The Direct category is increasingly digital – or at least social. This Spikes Gold for the National Union of Journalists in the Philippines used the beautifully simple idea of turning ubiquitous face masks into media to draw attention to press repression. The masks that muffled freedom of speech became a selfie phenomenon.
It’s time to hop on a plane to Dubai, where the Social & Influencer Grand Prix at the Lynx was won by Impact BBDO and Essity. Did you know that the Arabic name for the menopause is “The Age of Despair”? That had to change…
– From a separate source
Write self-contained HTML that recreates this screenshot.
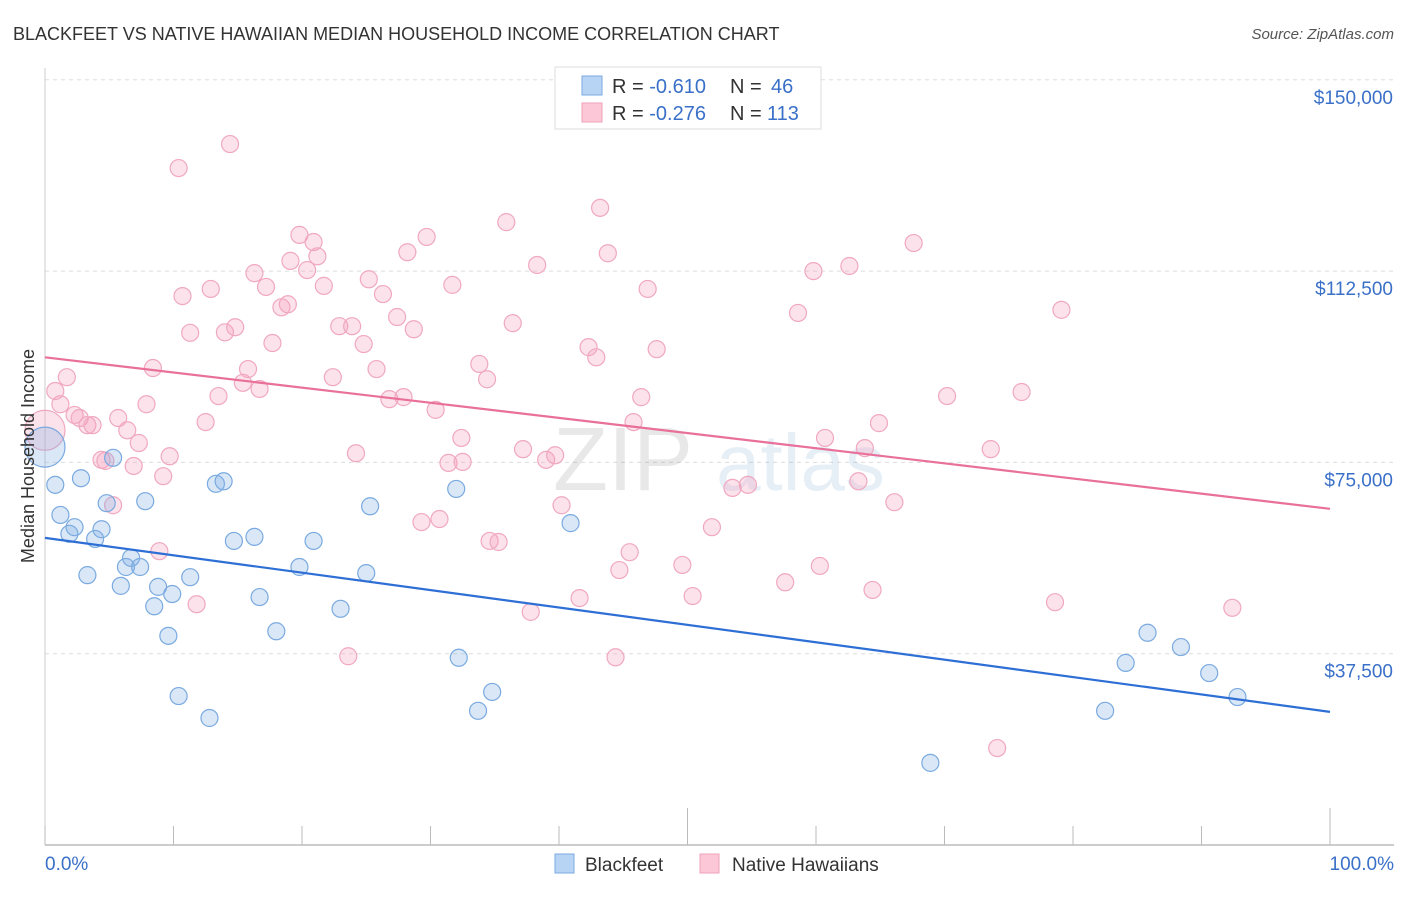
<!DOCTYPE html>
<html><head><meta charset="utf-8"><style>
body{margin:0;background:#fff;font-family:"Liberation Sans",sans-serif;}
svg text{font-family:"Liberation Sans",sans-serif;}
</style></head><body>
<svg id="chart" width="1406" height="892" xmlns="http://www.w3.org/2000/svg">
<text x="13" y="40" font-size="18" fill="#333">BLACKFEET VS NATIVE HAWAIIAN MEDIAN HOUSEHOLD INCOME CORRELATION CHART</text>
<text x="1394" y="39" font-size="15" fill="#555" text-anchor="end" font-style="italic">Source: ZipAtlas.com</text>
<g id="grid"></g>
<g opacity="0.13">
<text x="553" y="490" font-size="90" font-family="Liberation Serif" fill="#555">ZIP</text>
<text x="716" y="490" font-size="80" fill="#4a7fc0">atlas</text>
</g>
<g id="points"></g>
<g id="lines"></g>
<text transform="translate(34,456) rotate(-90)" font-size="18" fill="#333" text-anchor="middle">Median Household Income</text>
<g>
<rect x="555" y="67" width="266" height="62" fill="#fff" stroke="#ddd"/>
<rect x="582" y="76" width="20" height="19" fill="#b8d4f5" stroke="#7aaae0"/>
<rect x="582" y="103" width="20" height="19" fill="#fcc8d8" stroke="#f0a0b8"/>
<text x="612" y="93" font-size="20" fill="#333">R = <tspan fill="#3a70c8">-0.610</tspan></text>
<text x="730" y="93" font-size="20" fill="#333">N = <tspan fill="#3a70c8" x="771">46</tspan></text>
<text x="612" y="120" font-size="20" fill="#333">R = <tspan fill="#3a70c8">-0.276</tspan></text>
<text x="730" y="120" font-size="20" fill="#333">N = <tspan fill="#3a70c8" x="767">113</tspan></text>
</g>
<g>
<rect x="555" y="854" width="19" height="19" fill="#b8d4f5" stroke="#7aaae0"/>
<text x="585" y="871" font-size="19" fill="#333">Blackfeet</text>
<rect x="700" y="854" width="19" height="19" fill="#fcc8d8" stroke="#f0a0b8"/>
<text x="732" y="871" font-size="19" fill="#333">Native Hawaiians</text>
</g>
</svg>
<script>
const yTicks=[37500,75000,112500,150000];
const yTickLabels=["$37,500","$75,000","$112,500","$150,000"];
const xTicks=[0,10,20,30,40,50,60,70,80,90,100];
const xLabels=["0.0%","100.0%"];
const blueX=[0,0.8,1.2,2.3,1.9,2.8,3.3,3.9,4.4,4.8,5.3,5.9,6.3,6.7,7.4,7.8,8.5,8.8,9.6,9.9,10.4,11.3,12.8,13.3,13.9,14.7,16.3,16.7,18.0,19.8,20.9,23.0,25.0,25.3,32.0,32.2,33.7,34.8,40.9,68.9,82.5,84.1,85.8,88.4,90.6,92.8];
const blueY=[78.0,70.6,64.7,62.3,61.0,71.9,52.9,60.0,61.9,67.0,75.9,50.8,54.5,56.3,54.5,67.4,46.8,50.6,41.0,49.2,29.2,52.5,24.9,70.8,71.3,59.6,60.4,48.6,41.9,54.5,59.6,46.3,53.3,66.4,69.8,36.7,26.3,30.0,63.1,16.1,26.3,35.7,41.6,38.8,33.7,29.0];
const pinkX=[0,0.8,1.2,1.7,2.3,2.7,3.3,3.7,4.4,4.7,5.3,5.7,6.4,6.9,7.3,7.9,8.4,8.9,9.2,9.7,10.4,10.7,11.3,11.8,12.5,12.9,13.5,14.0,14.4,14.8,15.4,15.8,16.3,16.7,17.2,17.7,18.4,18.9,19.1,19.8,20.4,20.9,21.2,21.7,22.4,22.9,23.6,23.9,24.2,24.8,25.2,25.8,26.3,26.8,27.4,27.9,28.2,28.7,29.3,29.7,30.4,30.7,31.4,31.7,32.4,32.5,33.8,34.4,34.6,35.3,35.9,36.4,37.2,37.8,38.3,39.0,39.7,40.2,41.6,42.3,42.9,43.2,43.8,44.4,44.7,45.5,45.8,46.4,46.9,47.6,49.6,50.4,51.9,53.5,54.7,57.6,58.6,59.8,60.3,60.7,62.6,63.3,63.8,64.4,64.9,66.1,67.6,70.2,73.6,74.1,76.0,78.6,79.1,92.4];
const pinkY=[81.3,89.0,86.4,91.7,84.3,83.7,82.3,82.3,75.5,75.3,66.6,83.7,81.3,74.3,78.8,86.4,93.5,57.6,72.3,76.2,132.7,107.6,100.4,47.2,82.9,109.0,88.0,100.5,137.4,101.5,90.6,93.3,112.1,89.4,109.4,98.4,105.4,106.0,114.5,119.6,112.7,118.2,115.4,109.6,91.7,101.7,37.0,101.7,76.8,98.2,110.9,93.3,108.0,87.4,103.5,87.8,116.2,101.1,63.3,119.2,85.3,63.9,74.9,109.8,79.8,75.1,94.3,91.3,59.6,59.4,122.1,102.3,77.6,45.7,113.7,75.5,76.4,66.6,48.4,97.6,95.6,124.9,116.0,36.8,53.9,57.4,82.9,87.8,109.0,97.2,54.9,48.8,62.3,70.0,70.6,51.5,104.3,112.5,54.7,79.8,113.5,71.3,77.8,50.0,82.7,67.2,118.0,88.0,77.6,19.0,88.8,47.6,104.9,46.5];
const blueTrend=[60.2,26.1];
const pinkTrend=[95.6,65.9];
const X0=45,X1=1330,YB=845;
const xs=v=>X0+(X1-X0)*v/100;
const ys=v=>YB-v*1000*(191.3/37500);
const NS="http://www.w3.org/2000/svg";
function mk(t,a,p){const e=document.createElementNS(NS,t);for(const k in a)e.setAttribute(k,a[k]);p.appendChild(e);return e;}
const grid=document.getElementById('grid');
yTicks.forEach((t,i)=>{
 const yy=ys(t/1000);
 const l=mk('line',{x1:X0,x2:1394,y1:yy,y2:yy,stroke:'#ddd','stroke-dasharray':'4,4'},grid);
 
 
 const tx=mk('text',{x:1393,y:yy+24,'font-size':19,fill:'#3a70c8','text-anchor':'end'},grid);
 tx.textContent=yTickLabels[i];
 
 
});
const ya=mk('line',{x1:X0,x2:X0,y1:68,y2:YB,stroke:'#ccc'},grid);


const xa=mk('line',{x1:X0,x2:1394,y1:YB,y2:YB,stroke:'#bbb','stroke-width':1.5},grid);


xTicks.forEach(t=>{
 const major=(t%50===0&&t>0);
 const l=mk('line',{x1:xs(t),x2:xs(t),y1:major?808:826,y2:YB,stroke:'#bbb'},grid);
 
 
});
[[0,'start',45],[100,'end',1394]].forEach((d,i)=>{
 const tx=mk('text',{x:d[2],y:870,'font-size':19,fill:'#3a70c8','text-anchor':d[1]},grid);
 tx.textContent=xLabels[i];
 
 
});
const pts=document.getElementById('points');
function drawSeries(X,Y,fill,stroke,name){
 X.forEach((x,i)=>{
  const c=mk('circle',{cx:xs(x),cy:ys(Y[i]),r:i===0?20:8.5,fill:fill,stroke:stroke,'stroke-width':1.2},pts);
  
  
 });
}
drawSeries(pinkX,pinkY,'rgba(244,160,190,0.3)','#f0a8c0','native-hawaiian-point');
drawSeries(blueX,blueY,'rgba(130,175,230,0.3)','#7aaae0','blackfeet-point');
const lines=document.getElementById('lines');
const bl=mk('line',{x1:xs(0),x2:xs(100),y1:ys(blueTrend[0]),y2:ys(blueTrend[1]),stroke:'#2e6fd6','stroke-width':2.2},lines);


const pl=mk('line',{x1:xs(0),x2:xs(100),y1:ys(pinkTrend[0]),y2:ys(pinkTrend[1]),stroke:'#e8709a','stroke-width':2.2},lines);


</script>
</body></html>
Meanwhile, the Digital Grand Prix went to VLMY&R and Twitter, for a campaign addressing another very specific problem: in the Middle East, all audiences are addressed by advertisers and government entities in Arabic that uses the masculine pronoun, as if the feminine form doesn’t exist. A game-changing social media button offered an alternative.
In the Mobile category, there was only one Lynx for us – especially once we’d read the phrase “the first content-creating camel”. Teaming remote photographers with Sarha, a camel roaming the remote deserts of Saudi Arabia, Wunderman Thomson Riyadh allowed telecom provider STC to prove that its mobile coverage is second to none.
To finish with a flourish, here’s a spectacular idea for the UAE government from MullenLowe Dubai. During the first week of February, people were astonished and disquieted when they saw two moons in the night sky. Speculation raged across social and traditional media. In fact the apparition promoted the Hope Probe – part of the Emirates Mars Mission – and was created right here on Earth.
A suitable campaign to end on, bearing in mind the prominent role the moon is playing in the Arabic world right now. For those who are celebrating: Ramadan Mubarak.